Alone, alone, all, all alone, / Alone on a wide, wide sea!

—Samuel Taylor Coleridge, 1798

Of all objects that I have ever seen, there is none which affects my imagination so much as the sea or ocean. A troubled ocean, to a man who sails upon it, is, I think, the biggest object that he can see in motion, and consequently gives his imagination one of the highest kinds of pleasure that can arise from greatness.

—Joseph Addison, 1712

Be not the slave of your own past. Plunge into the sublime seas, dive deep, and swim far, so shall you come back with self-respect, with new power, with an advanced experience that shall explain and overlook the old.

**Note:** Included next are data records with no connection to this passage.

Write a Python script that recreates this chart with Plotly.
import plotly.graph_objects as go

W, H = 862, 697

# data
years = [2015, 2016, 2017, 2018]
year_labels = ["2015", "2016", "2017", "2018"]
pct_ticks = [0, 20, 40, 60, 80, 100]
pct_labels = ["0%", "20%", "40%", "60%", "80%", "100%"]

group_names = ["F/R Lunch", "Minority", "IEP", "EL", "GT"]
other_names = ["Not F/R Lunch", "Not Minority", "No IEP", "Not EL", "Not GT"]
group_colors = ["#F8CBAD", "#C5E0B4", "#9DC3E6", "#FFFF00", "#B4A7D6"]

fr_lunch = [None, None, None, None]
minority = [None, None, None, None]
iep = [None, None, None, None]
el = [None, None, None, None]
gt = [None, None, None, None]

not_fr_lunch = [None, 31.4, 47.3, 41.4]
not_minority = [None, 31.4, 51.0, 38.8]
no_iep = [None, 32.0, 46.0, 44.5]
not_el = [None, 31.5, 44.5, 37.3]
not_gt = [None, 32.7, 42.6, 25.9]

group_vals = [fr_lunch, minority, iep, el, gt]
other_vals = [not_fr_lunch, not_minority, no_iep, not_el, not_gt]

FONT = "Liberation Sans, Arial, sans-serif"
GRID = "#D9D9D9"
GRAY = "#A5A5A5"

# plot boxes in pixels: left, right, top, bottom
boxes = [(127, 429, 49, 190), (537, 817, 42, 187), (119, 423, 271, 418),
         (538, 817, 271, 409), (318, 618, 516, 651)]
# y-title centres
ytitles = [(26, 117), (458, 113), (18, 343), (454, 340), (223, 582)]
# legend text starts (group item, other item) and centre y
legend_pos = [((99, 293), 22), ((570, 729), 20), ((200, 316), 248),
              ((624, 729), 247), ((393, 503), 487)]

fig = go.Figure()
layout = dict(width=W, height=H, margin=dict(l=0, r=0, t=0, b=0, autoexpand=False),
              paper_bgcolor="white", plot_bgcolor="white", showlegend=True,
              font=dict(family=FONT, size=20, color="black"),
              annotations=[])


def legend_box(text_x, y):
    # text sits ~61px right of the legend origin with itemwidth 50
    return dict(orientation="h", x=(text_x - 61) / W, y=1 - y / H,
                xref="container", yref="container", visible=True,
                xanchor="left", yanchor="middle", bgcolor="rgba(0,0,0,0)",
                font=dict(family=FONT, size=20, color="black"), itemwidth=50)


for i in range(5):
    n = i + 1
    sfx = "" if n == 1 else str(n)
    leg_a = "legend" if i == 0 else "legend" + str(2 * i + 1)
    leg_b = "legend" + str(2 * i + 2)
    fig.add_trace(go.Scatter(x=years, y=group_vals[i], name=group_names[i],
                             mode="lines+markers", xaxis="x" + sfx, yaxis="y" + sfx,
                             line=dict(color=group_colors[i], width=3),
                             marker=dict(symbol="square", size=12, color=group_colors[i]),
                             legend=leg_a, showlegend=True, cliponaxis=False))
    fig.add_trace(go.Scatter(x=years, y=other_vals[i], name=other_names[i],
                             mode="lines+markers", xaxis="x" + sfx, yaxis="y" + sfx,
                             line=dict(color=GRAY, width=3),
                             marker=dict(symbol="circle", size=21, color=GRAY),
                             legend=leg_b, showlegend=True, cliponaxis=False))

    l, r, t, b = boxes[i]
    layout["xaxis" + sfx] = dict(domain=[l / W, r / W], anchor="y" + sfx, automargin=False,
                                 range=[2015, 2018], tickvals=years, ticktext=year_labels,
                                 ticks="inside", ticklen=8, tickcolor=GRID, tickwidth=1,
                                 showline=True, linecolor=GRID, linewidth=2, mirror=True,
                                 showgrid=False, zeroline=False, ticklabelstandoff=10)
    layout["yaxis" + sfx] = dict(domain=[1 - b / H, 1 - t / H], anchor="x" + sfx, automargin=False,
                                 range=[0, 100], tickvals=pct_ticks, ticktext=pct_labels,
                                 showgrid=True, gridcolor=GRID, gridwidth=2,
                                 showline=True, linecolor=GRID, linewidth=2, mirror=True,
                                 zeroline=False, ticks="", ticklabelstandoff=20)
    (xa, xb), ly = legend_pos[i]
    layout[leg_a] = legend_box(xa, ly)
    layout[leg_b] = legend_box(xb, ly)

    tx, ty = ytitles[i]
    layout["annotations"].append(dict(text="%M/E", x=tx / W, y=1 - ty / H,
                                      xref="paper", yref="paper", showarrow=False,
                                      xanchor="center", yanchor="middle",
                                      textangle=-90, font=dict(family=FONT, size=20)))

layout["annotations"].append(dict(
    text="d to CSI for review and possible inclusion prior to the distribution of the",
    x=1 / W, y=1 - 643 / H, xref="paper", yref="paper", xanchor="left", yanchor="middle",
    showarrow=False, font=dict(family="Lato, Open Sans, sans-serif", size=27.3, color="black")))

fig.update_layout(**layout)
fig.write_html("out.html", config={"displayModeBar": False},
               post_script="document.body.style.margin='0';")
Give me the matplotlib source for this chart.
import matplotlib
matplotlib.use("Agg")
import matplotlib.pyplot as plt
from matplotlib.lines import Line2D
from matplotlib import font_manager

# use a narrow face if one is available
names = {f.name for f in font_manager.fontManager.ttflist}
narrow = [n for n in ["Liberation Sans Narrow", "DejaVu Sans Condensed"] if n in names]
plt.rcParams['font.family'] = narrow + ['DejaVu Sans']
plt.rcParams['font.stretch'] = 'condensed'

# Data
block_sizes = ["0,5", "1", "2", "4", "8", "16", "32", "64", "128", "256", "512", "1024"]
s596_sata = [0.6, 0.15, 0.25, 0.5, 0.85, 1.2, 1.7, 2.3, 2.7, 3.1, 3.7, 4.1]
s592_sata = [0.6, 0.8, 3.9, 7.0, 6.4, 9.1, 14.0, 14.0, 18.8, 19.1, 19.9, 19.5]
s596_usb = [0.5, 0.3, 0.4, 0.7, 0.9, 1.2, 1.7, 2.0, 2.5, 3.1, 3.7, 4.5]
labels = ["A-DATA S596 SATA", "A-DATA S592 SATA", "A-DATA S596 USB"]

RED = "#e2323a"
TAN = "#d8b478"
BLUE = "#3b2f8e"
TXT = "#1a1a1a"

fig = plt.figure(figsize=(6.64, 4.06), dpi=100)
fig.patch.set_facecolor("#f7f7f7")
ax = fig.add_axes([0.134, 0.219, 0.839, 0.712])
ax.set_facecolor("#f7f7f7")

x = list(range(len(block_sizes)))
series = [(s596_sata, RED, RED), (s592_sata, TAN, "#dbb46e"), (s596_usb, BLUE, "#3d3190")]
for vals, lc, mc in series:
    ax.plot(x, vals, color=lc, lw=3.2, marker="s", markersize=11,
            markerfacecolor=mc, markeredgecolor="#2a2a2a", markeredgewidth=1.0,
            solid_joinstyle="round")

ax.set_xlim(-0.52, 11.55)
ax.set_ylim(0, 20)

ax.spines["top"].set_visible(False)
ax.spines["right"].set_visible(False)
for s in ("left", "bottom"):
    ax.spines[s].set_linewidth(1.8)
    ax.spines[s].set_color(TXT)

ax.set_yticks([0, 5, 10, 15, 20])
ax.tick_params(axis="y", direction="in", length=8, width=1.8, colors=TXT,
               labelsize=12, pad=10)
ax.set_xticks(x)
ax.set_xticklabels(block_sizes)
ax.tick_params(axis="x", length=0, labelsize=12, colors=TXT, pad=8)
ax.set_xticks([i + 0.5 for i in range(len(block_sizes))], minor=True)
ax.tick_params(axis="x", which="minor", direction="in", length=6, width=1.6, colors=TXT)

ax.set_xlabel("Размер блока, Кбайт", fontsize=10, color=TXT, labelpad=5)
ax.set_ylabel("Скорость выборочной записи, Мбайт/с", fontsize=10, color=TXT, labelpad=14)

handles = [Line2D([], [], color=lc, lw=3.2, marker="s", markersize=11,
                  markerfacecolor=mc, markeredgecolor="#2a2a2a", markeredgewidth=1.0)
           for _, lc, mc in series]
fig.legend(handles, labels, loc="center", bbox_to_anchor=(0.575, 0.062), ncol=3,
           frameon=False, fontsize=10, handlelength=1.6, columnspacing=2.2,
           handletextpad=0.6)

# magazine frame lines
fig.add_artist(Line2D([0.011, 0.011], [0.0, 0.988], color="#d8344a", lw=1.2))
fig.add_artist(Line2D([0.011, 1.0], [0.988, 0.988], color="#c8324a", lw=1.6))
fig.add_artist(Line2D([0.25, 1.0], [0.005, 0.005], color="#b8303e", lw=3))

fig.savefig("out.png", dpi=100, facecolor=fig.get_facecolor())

—Ralph Waldo Emerson, 1838

The breaking of a wave cannot explain the whole sea.

—Vladimir Nabokov, 1941

The sea hath no king but God alone.

—Dante Gabriel Rossetti, 1881

Seaward ho! Hang the treasure! It’s the glory of the sea that has turned my head.

—Robert Louis Stevenson, 1883

Without a decisive naval force, we can do nothing definitive, and with it, everything honorable and glorious.

—George Washington, 1781

As to the sea itself, love it you cannot. Why should you? I will never believe again the sea was ever loved by anyone whose life was married to it. It is the creation of omnipotence, which is not of humankind and understandable, and so the springs of its behavior are hidden.

—H.M. Tomlinson, 1912

Many, many steeples would have to be stacked one on top of another to reach from the bottom to the surface of the sea. It is down there that the sea folk live.

—Hans Christian Andersen, 1837

Never trust her at any time when the calm sea shows her false alluring smile.

—Lucretius, c. 60 BC

Seafarers go to sleep in the evening not knowing whether they will find themselves at the bottom of the sea the next morning.

—Jean de Joinville, c. 1305

A fair complexion is unbecoming to a sailor: he ought to be swarthy from the waters of the sea and the rays of the sun.

—Ovid, c. 1 BC

The life of a sailor is very unhealthy.